Reversing Track, Nissan Plans More Hybrids

For the past few years, Carlos Ghosn, president and CEO of Nissan, has consistently called gas-electric hybrids “niche products” and “not a good business story.” But the popularity of hybrids, especially in Japan, is apparently pulling Nissan into the hybrid market.
On Friday, a Nissan spokesman told Bloomberg News that the automaker is “studying possibilities to put our hybrid system in other models” in addition to the Nissan Altima Hybrid and a future luxury hybrid. According to Nissan, no definite decisions about which models will become hybrids have been made.
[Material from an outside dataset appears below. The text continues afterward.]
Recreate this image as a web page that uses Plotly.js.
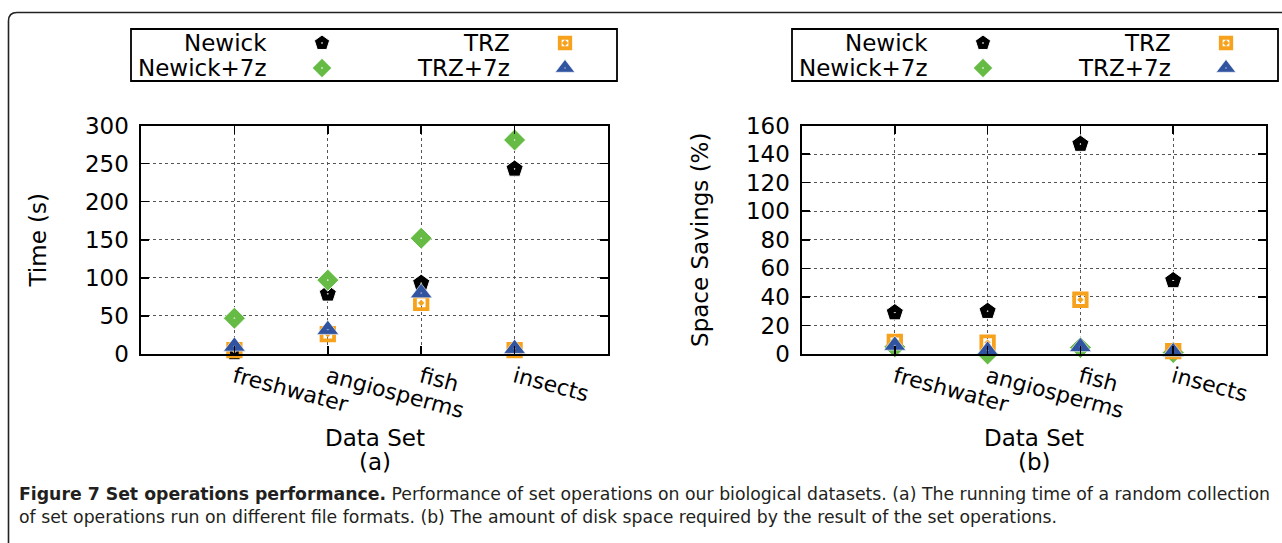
<!DOCTYPE html>
<html>
<head>
<meta charset="utf-8">
<script src="https://cdn.plot.ly/plotly-3.0.1.min.js"></script>
<style>html,body{margin:0;padding:0;background:#fff;}#chart{width:1282px;height:543px;}</style>
</head>
<body>
<div id="chart"></div>
<script>
// ---- data ----
const categories = ["freshwater", "angiosperms", "fish", "insects"];
const seriesNames = ["Newick", "Newick+7z", "TRZ", "TRZ+7z"];
// (a) running time, seconds
const timeNewick    = [2, 79, 93, 243];
const timeNewick7z  = [47, 97, 152, 281];
const timeTRZ       = [5, 26, 67, 5];
const timeTRZ7z     = [10, 32, 80, 7];
// (b) space savings, percent
const spaceNewick   = [29, 30, 147, 51.5];
const spaceNewick7z = [5, 0, 4.5, 1];
const spaceTRZ      = [8.5, 8, 38, 2];
const spaceTRZ7z    = [6, 2.5, 5, 1.5];
const timeTicks  = [0, 50, 100, 150, 200, 250, 300];
const spaceTicks = [0, 20, 40, 60, 80, 100, 120, 140, 160];
const panelLabels = ["(a)", "(b)"];
const xTitle = "Data Set";
const yTitles = ["Time (s)", "Space Savings (%)"];

// ---- styles ----
const FONT = "DejaVu Sans, sans-serif";
const FS = 23;
const styles = [
  {symbol: "pentagon-dot", size: 18, color: "#000000", line: {color: "#ffffff", width: 1}},
  {symbol: "diamond-dot", size: 17, color: "#66bb44", line: {color: "#ffffff", width: 1}},
  {symbol: "square-open-dot", size: 12.5, color: "#f7a21d", line: {color: "#f7a21d", width: 3.8}},
  {symbol: "triangle-up-dot", size: 19, color: "#3154a0", line: {color: "#ffffff", width: 0.6}}
];

const timeSeries = [timeNewick, timeNewick7z, timeTRZ, timeTRZ7z];
const spaceSeries = [spaceNewick, spaceNewick7z, spaceTRZ, spaceTRZ7z];

const traces = [];
timeSeries.forEach((vals, i) => {
  traces.push({type: "scatter", mode: "markers", name: seriesNames[i], x: categories, y: vals,
    xaxis: "x", yaxis: "y", marker: styles[i], showlegend: false, cliponaxis: false});
});
spaceSeries.forEach((vals, i) => {
  traces.push({type: "scatter", mode: "markers", name: seriesNames[i], x: categories, y: vals,
    xaxis: "x2", yaxis: "y2", marker: styles[i], showlegend: false, cliponaxis: false});
});

// ---- custom legends (key glyphs on a full-page pixel overlay axis) ----
const legendOrigins = [131, 792];          // left edges of the two legend boxes
const keyCols = [191, 434];                // marker offset inside box for the two columns
const keyRows = [43, 68];
const legendLayout = [[0, 0], [1, 0], [0, 1], [1, 1]]; // [row, col] for each series
const annotations = [];
const shapes = [];
legendOrigins.forEach(ox => {
  shapes.push({type: "rect", xref: "x3", yref: "y3", x0: ox, x1: ox + 486, y0: 29, y1: 81,
    line: {color: "#000", width: 1.8}, fillcolor: "rgba(0,0,0,0)"});
  seriesNames.forEach((nm, i) => {
    const [r, c] = legendLayout[i];
    annotations.push({xref: "x3", yref: "y3", x: ox + keyCols[c] - 53, y: keyRows[r], text: nm,
      showarrow: false, xanchor: "right", yanchor: "middle", font: {family: FONT, size: FS, color: "#000"}});
    const st = Object.assign({}, styles[i]);
    st.size = styles[i].size - 2;
    traces.push({type: "scatter", mode: "markers", x: [ox + keyCols[c]], y: [keyRows[r]],
      xaxis: "x3", yaxis: "y3", marker: st, showlegend: false, hoverinfo: "skip", name: nm});
  });
});

// x-axis titles and panel labels
["x", "x2"].forEach((ax, k) => {
  annotations.push({xref: ax + " domain", yref: "y3", x: 0.5, y: 438, text: xTitle, showarrow: false,
    xanchor: "center", yanchor: "middle", font: {family: FONT, size: FS, color: "#000"}});
  annotations.push({xref: ax + " domain", yref: "y3", x: 0.5, y: 462, text: panelLabels[k], showarrow: false,
    xanchor: "center", yanchor: "middle", font: {family: FONT, size: FS, color: "#000"}});
});

// outer rounded frame
shapes.push({type: "path", xref: "x3", yref: "y3",
  path: "M 8.5 560 L 8.5 21 Q 8.5 12.5 17 12.5 L 1300 12.5", line: {color: "#222", width: 1.6}});

// caption
annotations.push({xref: "x3", yref: "y3", x: 17, y: 494, xanchor: "left", yanchor: "middle", align: "left",
  showarrow: false,
  text: "<b>Figure 7 Set operations performance.</b> Performance of set operations on our biological datasets. (a) The running time of a random collection",
  font: {family: FONT, size: 17.3, color: "#231f20"}});
annotations.push({xref: "x3", yref: "y3", x: 17, y: 517, xanchor: "left", yanchor: "middle", align: "left",
  showarrow: false,
  text: "of set operations run on different file formats. (b) The amount of disk space required by the result of the set operations.",
  font: {family: FONT, size: 17.3, color: "#231f20"}});

function yAxis(domainX, ticks, range, title, standoff) {
  return {
    anchor: domainX, domain: [1 - 354 / 543, 1 - 125.5 / 543], range: range,
    tickvals: ticks, ticktext: ticks.map(String), ticks: "inside", ticklen: 8, tickwidth: 1.5,
    tickcolor: "#000", showline: true, linecolor: "#000", linewidth: 1.6, mirror: "ticks",
    showgrid: true, gridcolor: "#555", griddash: "dot", gridwidth: 1, zeroline: false,
    tickfont: {family: FONT, size: FS, color: "#000"}, ticklabelstandoff: 6,
    title: {text: title, font: {family: FONT, size: FS, color: "#000"}, standoff: standoff},
    automargin: false, fixedrange: true
  };
}
function xAxis(anchorY, domain) {
  return {
    anchor: anchorY, domain: domain, type: "category", categoryarray: categories, range: [-1, 4],
    ticks: "inside", ticklen: 8, tickwidth: 1.5, tickcolor: "#000", showline: true, linecolor: "#000",
    linewidth: 1.6, mirror: "ticks", showgrid: true, gridcolor: "#555", griddash: "dot", gridwidth: 1,
    tickangle: 15, tickfont: {family: FONT, size: 22, color: "#000"}, ticklabelstandoff: 0,
    automargin: false, fixedrange: true
  };
}

const layout = {
  width: 1282, height: 543, margin: {l: 0, r: 0, t: 0, b: 0},
  paper_bgcolor: "#fff", plot_bgcolor: "rgba(0,0,0,0)", showlegend: false,
  xaxis: xAxis("y", [141 / 1282, 608 / 1282]),
  yaxis: yAxis("x", timeTicks, [0, 300], yTitles[0], 32),
  xaxis2: xAxis("y2", [802 / 1282, 1266 / 1282]),
  yaxis2: yAxis("x2", spaceTicks, [0, 160], yTitles[1], 31),
  xaxis3: {anchor: "y3", domain: [0, 1], range: [0, 1282], visible: false, fixedrange: true},
  yaxis3: {anchor: "x3", domain: [0, 1], range: [543, 0], visible: false, fixedrange: true},
  shapes: shapes, annotations: annotations
};

Plotly.newPlot("chart", traces, layout, {staticPlot: true, displayModeBar: false});
</script>
</body>
</html>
Nissan has been licensing Toyota’s hybrid technology for use in the Altima Hybrid, which is sold in eight states in the United States. In August 2008, Nissan announced that it will develop its own hybrid technology, featuring lithium ion batteries, rear-wheel drive and a parallel hybrid powertrain. Nissan will begin selling hybrids based on its own homegrown technology in Japan in 2011. A new report from Nikkei indicated that a minivan could be Nissan’s first hybrid in Japan.
The first sign that Nissan could be making a u-turn on hybrids came in April 2009, when Minoru Shinohara, Nissan corporate senior vice president, said that plug-in hybrids will be an important transition solution to the pure electric vehicle because they don’t need an extensive public charging infrastructure. The cost of building the public charging infrastructure will cost billions of dollars; therefore, most analysts believe that it could take years to construct.
Purity on Pure Electric Cars
Until recently, Nissan executives were talking about pure electric cars as the only viable alternative solution for long-term sustainability. Last year, Mark Perry, Nissan’s director of product planning, told HybridCars.com that plug-in hybrids are a “bridge technology” because they are not completely zero emission. “You’re basically carrying around two powerplants and double the amount of weight,” he said. “A plug-in hybrid that gets 40 miles [without gasoline] is good…but you’re not zero emission. A pure battery electric is zero emission all the time, and that’s how we get C02 reduction, and how we get off foreign oil.”
Nissan will unveil the design of its first all-electric sedan next month—and is targeting its first sales in 2010 in Japan, with a roll out to fleets in the US around 2012.
In the meantime, Nissan has been shut out of the vibrant hybrid market. In June, Japan’s market for hybrid gas-electric cars has bypassed the US market for the first time to become the biggest seller of hybrids in the world. In fact, a hybrid has been the best selling model in Japan for the past three consecutive months—the new Honda Insight in April, and the new Toyota Prius in May and June. The introduction of new models, enhanced government incentives, and gas prices in the $4.50 a gallon range have all contributed to the rise in sales—which apparently have contributed to Nissan’s reconsideration of hybrids as merely “niche products.”